Writer’s block. It appears that Jack London never had it. He wrote 50 books and 61 short stories before his death at age 40.. His short life contained enough drama to be a book in and of itself. It seemed Jack was always on the move, whether it was writing or exploring the wilds of Alaska or promoting a cause. Quantity of work, however, doesn’t always mean quality.
This summer my son was assigned “Call of the Wild” by his English teacher. “Call of the Wild” is one of Jack London’s best-known books. My son, however, didn’t think it was so great. He complained over and over that it was boring. Finally, the last week of summer, I told him he didn’t have a choice—he had to finish it. It became a daily argument.
Unfortunately, one of these arguments made me late for a meeting with a literary agent, of all things. I had met Andy Ross at a writing conference, and I was now meeting him to ask for advice on entering the publishing world. I was excited to talk with Andy, as he was the owner of the famed, but now closed, Cody’s Books in Berkeley for 40 years. But to arrive late—even if only two minutes late and with a good excuse—was embarrassing.
I rushed into Fatapples, the restaurant where we had agreed to meet and scanned the room. I saw that Andy was already seated and quickly walked to the table. “I’m sorry,” I said, “My son is supposed to read ‘Call of the Wild’ and he is complaining that it is boring.” Then I looked up. Ironically, Fatapples has a Jack London theme. If you look up, you’ll see a painted shelf of Jack London books running around the room just below the ceiling. I pointed this out, hoping to lighten things up. “It’s funny that this made me late and here we are, chatting under these Jack London books.” Andy was generous. He laughed and said, “No, you’re not late at all. Don’t worry. I just hope I can be of some help.” Then he added, “Have you read ‘Call of the Wild’ lately? It’s overwritten. I would say your son is right. Maybe the teacher could have assigned Steinbeck.”
So much for Jack London. I felt a bit bad about forcing my son to read the book. I vowed to read it myself, but never did. A few weeks later, I did manage to read Jack London’s most famous short story, “To Build A Fire.” It was a good story, about a man who journeys through 50 degree below temperatures in Alaska, against the advice of the locals, but it was a bit monotonous and drawn out. I almost wanted the character to die before he did—just get it over with. Maybe Jack London is famous for the wrong reasons. He lived a big life and wrote about it. And wrote and wrote and wrote.
Some writers seem to produce a huge amount. I’m not one of them, at least for now.

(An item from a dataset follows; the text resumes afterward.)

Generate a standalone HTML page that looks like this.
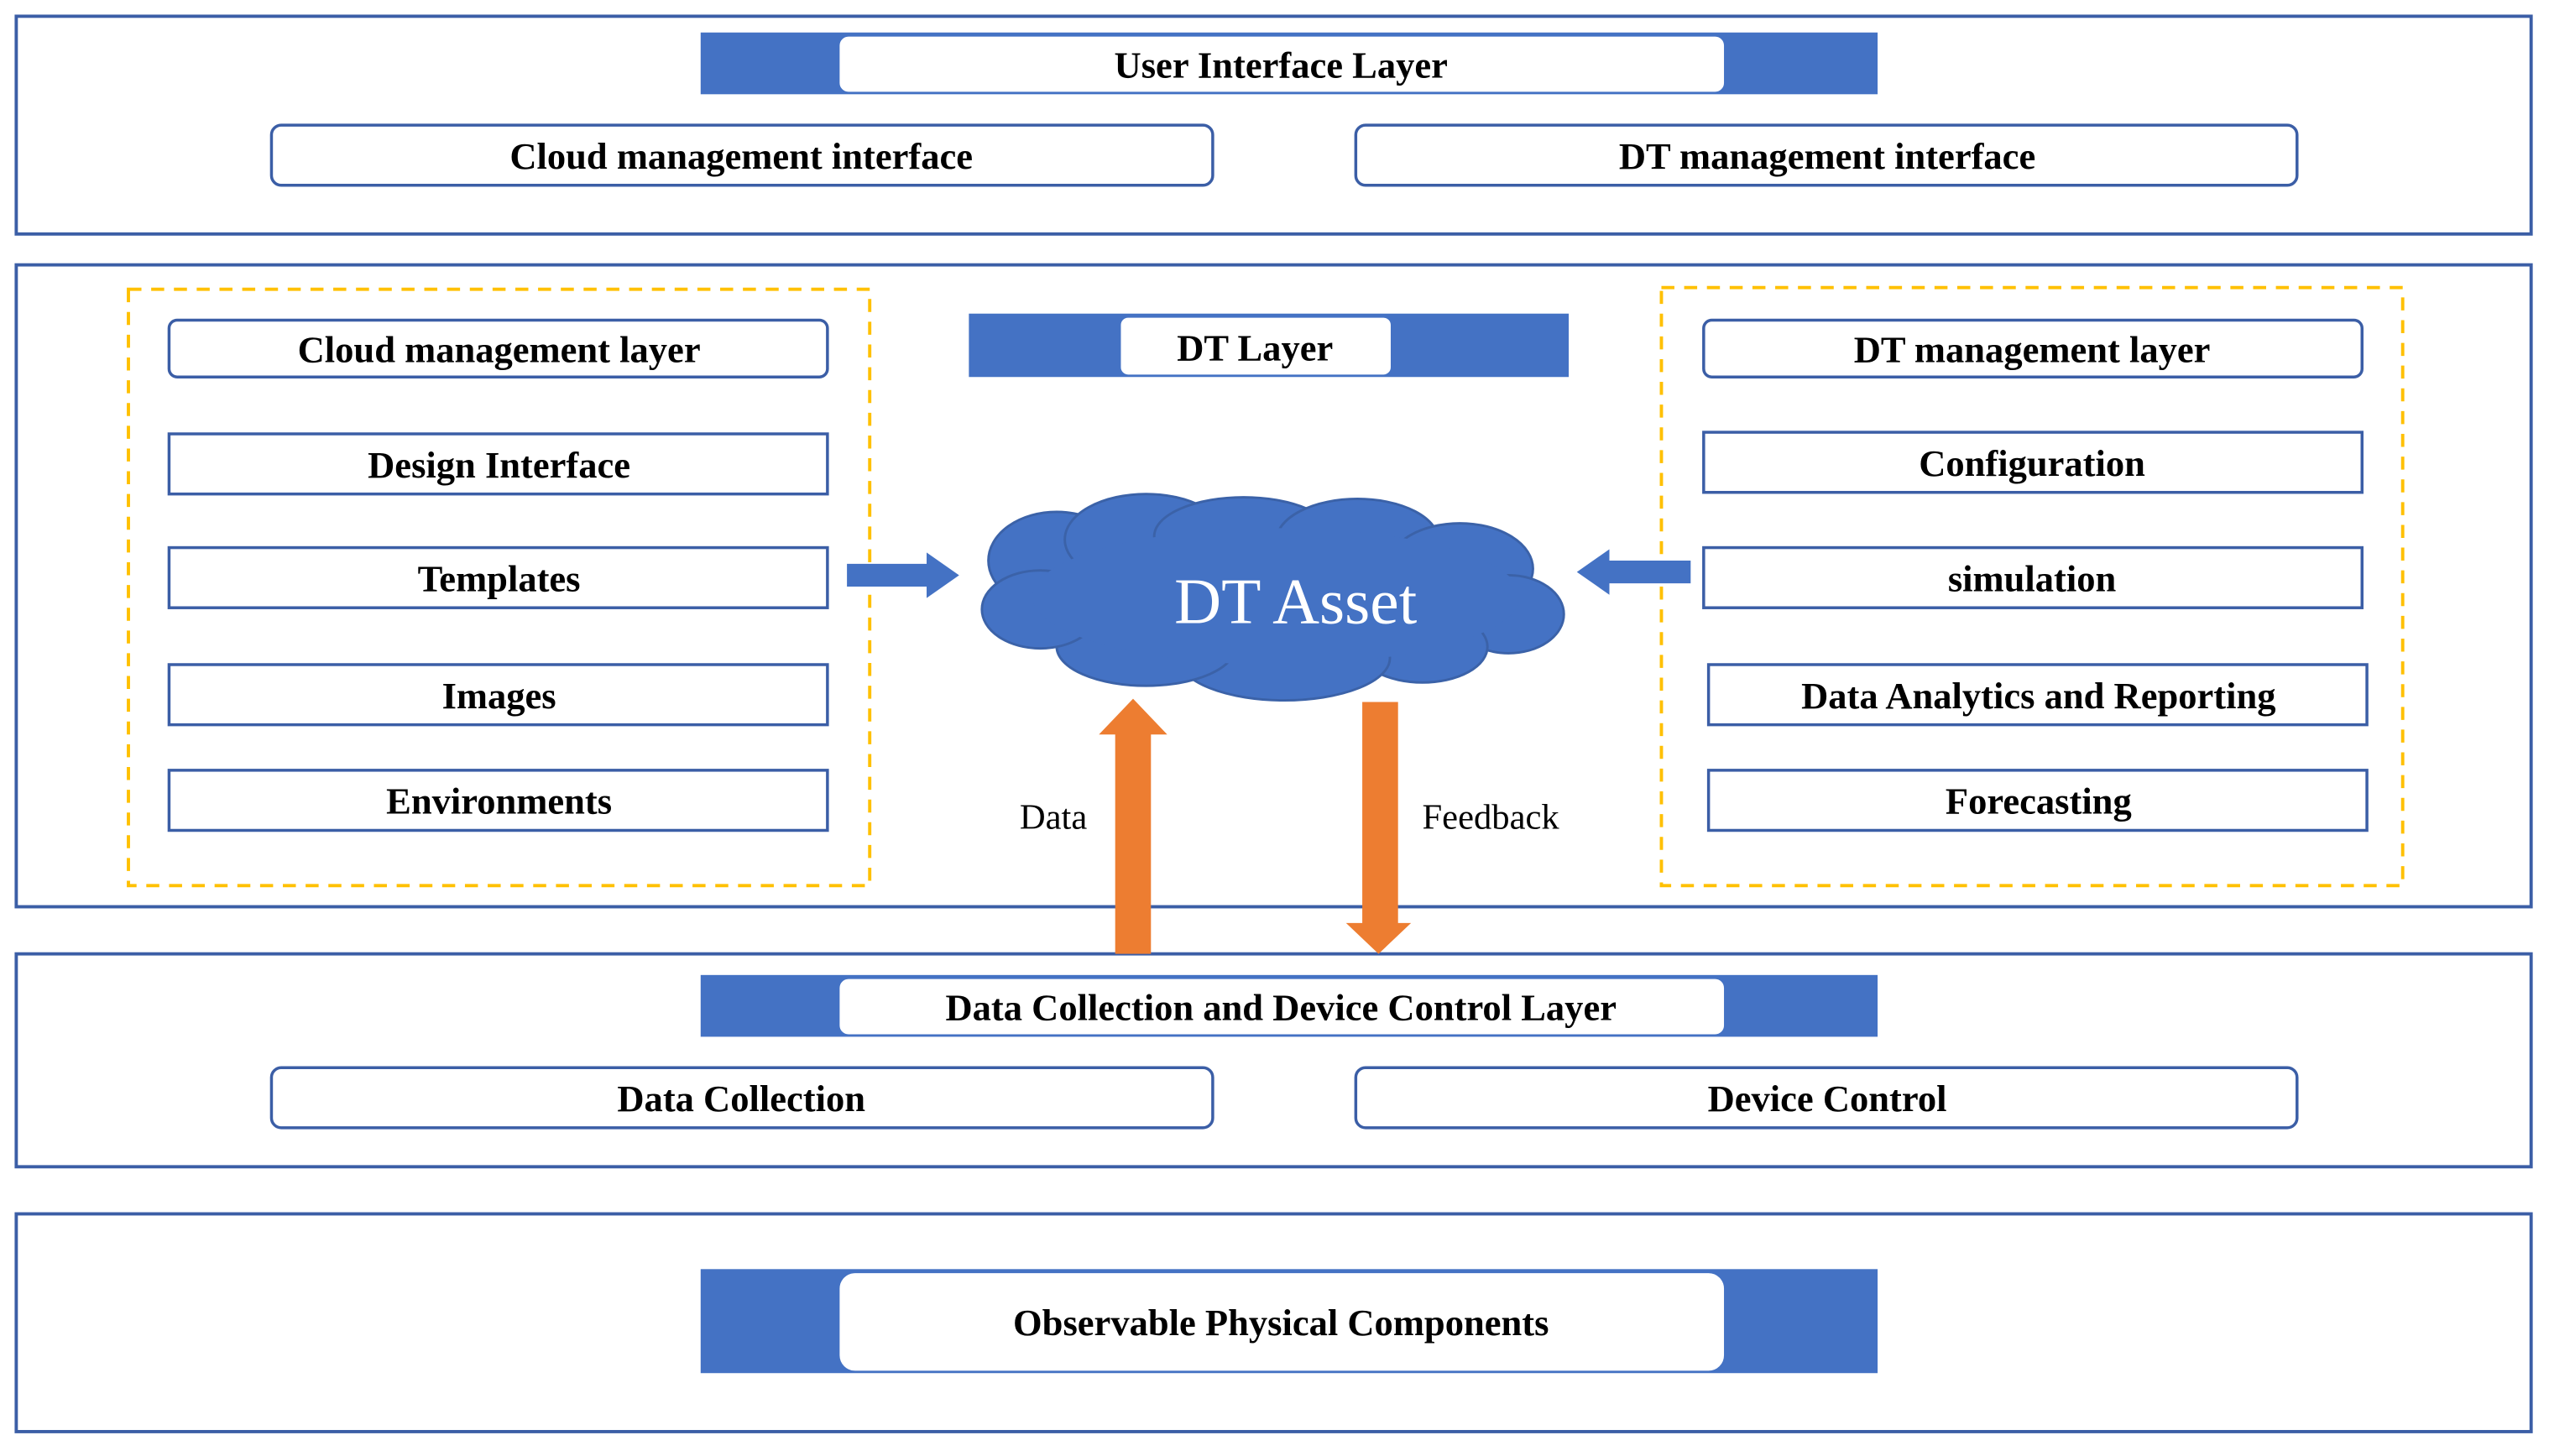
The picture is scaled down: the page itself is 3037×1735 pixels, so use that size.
<!DOCTYPE html>
<html><head><meta charset="utf-8"><style>
html,body{margin:0;padding:0;background:#fff;}
svg{display:block;}
text{font-family:"Liberation Serif","Times New Roman",serif;}
.b{font-weight:bold;font-size:23px;fill:#000;text-anchor:middle;dominant-baseline:central;}
.n{font-size:22px;fill:#000;text-anchor:middle;dominant-baseline:central;}
</style></head><body>
<svg width="3037" height="1735" viewBox="0 0 1568 896" preserveAspectRatio="none" xmlns="http://www.w3.org/2000/svg" font-family="Liberation Serif, serif">
<g fill="none" stroke="#3B5EA6" stroke-width="2">
<rect x="10" y="10" width="1547" height="134"/>
<rect x="10" y="163" width="1547" height="395"/>
<rect x="10" y="587" width="1547" height="131"/>
<rect x="10" y="747" width="1547" height="134"/>
</g>
<rect x="431" y="20" width="724" height="38" fill="#4472C4"/>
<rect x="516" y="22" width="545" height="35" rx="6" fill="#fff" stroke="#4472C4"/>
<text class="b" x="788" y="40">User Interface Layer</text>
<g fill="#fff" stroke="#3B5EA6" stroke-width="1.8">
<rect x="167" y="77" width="579" height="37" rx="6"/>
<rect x="834" y="77" width="579" height="37" rx="6"/>
</g>
<text class="b" x="456" y="96">Cloud management interface</text>
<text class="b" x="1124" y="96">DT management interface</text>
<g fill="none" stroke="#FFC000" stroke-width="2" stroke-dasharray="8,6">
<rect x="79" y="178" width="456" height="367"/>
<rect x="1022" y="177" width="456" height="368"/>
</g>
<g fill="#fff" stroke="#3B5EA6" stroke-width="1.8">
<rect x="104" y="197" width="405" height="35" rx="5"/>
<rect x="104" y="267" width="405" height="37"/>
<rect x="104" y="337" width="405" height="37"/>
<rect x="104" y="409" width="405" height="37"/>
<rect x="104" y="474" width="405" height="37"/>
<rect x="1048" y="197" width="405" height="35" rx="5"/>
<rect x="1048" y="266" width="405" height="37"/>
<rect x="1048" y="337" width="405" height="37"/>
<rect x="1051" y="409" width="405" height="37"/>
<rect x="1051" y="474" width="405" height="37"/>
</g>
<text class="b" x="307" y="215">Cloud management layer</text>
<text class="b" x="307" y="286">Design Interface</text>
<text class="b" x="307" y="356">Templates</text>
<text class="b" x="307" y="428">Images</text>
<text class="b" x="307" y="493">Environments</text>
<text class="b" x="1250" y="215">DT management layer</text>
<text class="b" x="1250" y="285">Configuration</text>
<text class="b" x="1250" y="356">simulation</text>
<text class="b" x="1254" y="428">Data Analytics and Reporting</text>
<text class="b" x="1254" y="493">Forecasting</text>
<rect x="596" y="193" width="369" height="39" fill="#4472C4"/>
<rect x="689" y="195" width="167" height="36" rx="5" fill="#fff" stroke="#4472C4"/>
<text class="b" x="772" y="214">DT Layer</text>
<g fill="#4472C4" stroke="#3B62A8" stroke-width="1.5">
<ellipse cx="650" cy="345" rx="42" ry="30"/>
<ellipse cx="705" cy="332" rx="50" ry="28"/>
<ellipse cx="765" cy="330" rx="55" ry="24"/>
<ellipse cx="835" cy="333" rx="50" ry="26"/>
<ellipse cx="898" cy="350" rx="45" ry="28"/>
<ellipse cx="928" cy="378" rx="34" ry="24"/>
<ellipse cx="875" cy="398" rx="40" ry="22"/>
<ellipse cx="790" cy="405" rx="65" ry="26"/>
<ellipse cx="705" cy="398" rx="55" ry="24"/>
<ellipse cx="640" cy="375" rx="36" ry="24"/>
</g>
<ellipse cx="785" cy="367" rx="150" ry="42" fill="#4472C4"/>
<text x="797" y="370" font-size="40" fill="#fff" text-anchor="middle" dominant-baseline="central">DT Asset</text>
<polygon points="521,347 570,347 570,340 590,354 570,368 570,361 521,361" fill="#4472C4"/>
<polygon points="1040,345 990,345 990,338 970,352 990,366 990,359 1040,359" fill="#4472C4"/>
<text class="n" x="648" y="503">Data</text>
<text class="n" x="917" y="503">Feedback</text>
<rect x="431" y="600" width="724" height="38" fill="#4472C4"/>
<rect x="516" y="602" width="545" height="35" rx="6" fill="#fff" stroke="#4472C4"/>
<text class="b" x="788" y="620">Data Collection and Device Control Layer</text>
<g fill="#fff" stroke="#3B5EA6" stroke-width="1.8">
<rect x="167" y="657" width="579" height="37" rx="6"/>
<rect x="834" y="657" width="579" height="37" rx="6"/>
</g>
<text class="b" x="456" y="676">Data Collection</text>
<text class="b" x="1124" y="676">Device Control</text>
<rect x="431" y="781" width="724" height="64" fill="#4472C4"/>
<rect x="516" y="783" width="545" height="61" rx="10" fill="#fff" stroke="#4472C4"/>
<text class="b" x="788" y="814">Observable Physical Components</text>
<polygon points="686,587 686,452 676,452 697,430 718,452 708,452 708,587" fill="#ED7D31"/>
<polygon points="838,432 860,432 860,568 868,568 848,587 828,568 838,568" fill="#ED7D31"/>
</svg>
</body></html>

I started this blog several months ago with vigor, but real life and writer’s block seem to have slowed my production. Maybe that’s not a bad thing, though. Quantity isn’t everything.
Last week my son had to write a report on John Steinbeck’s “Of Mice and Men.” I remember reading the book in junior high and I was eager to read it again. I could see why it is memorable—it’s a good story and definitely not overwritten. The reader is drawn into the story of Lenny and Curly quickly and feels sympathy with their lot in life. Steinbeck wrote it to resemble a play and it does have the elements of one—lots of dialogue and a series of well-paced scenes. In fact, there have been dozens of stage productions made of the book and a few movies. Steinbeck didn’t write as many books as Jack London and he lived for 66 years. At my rate I may write one good book, maybe two, in my lifetime. That’s enough for me.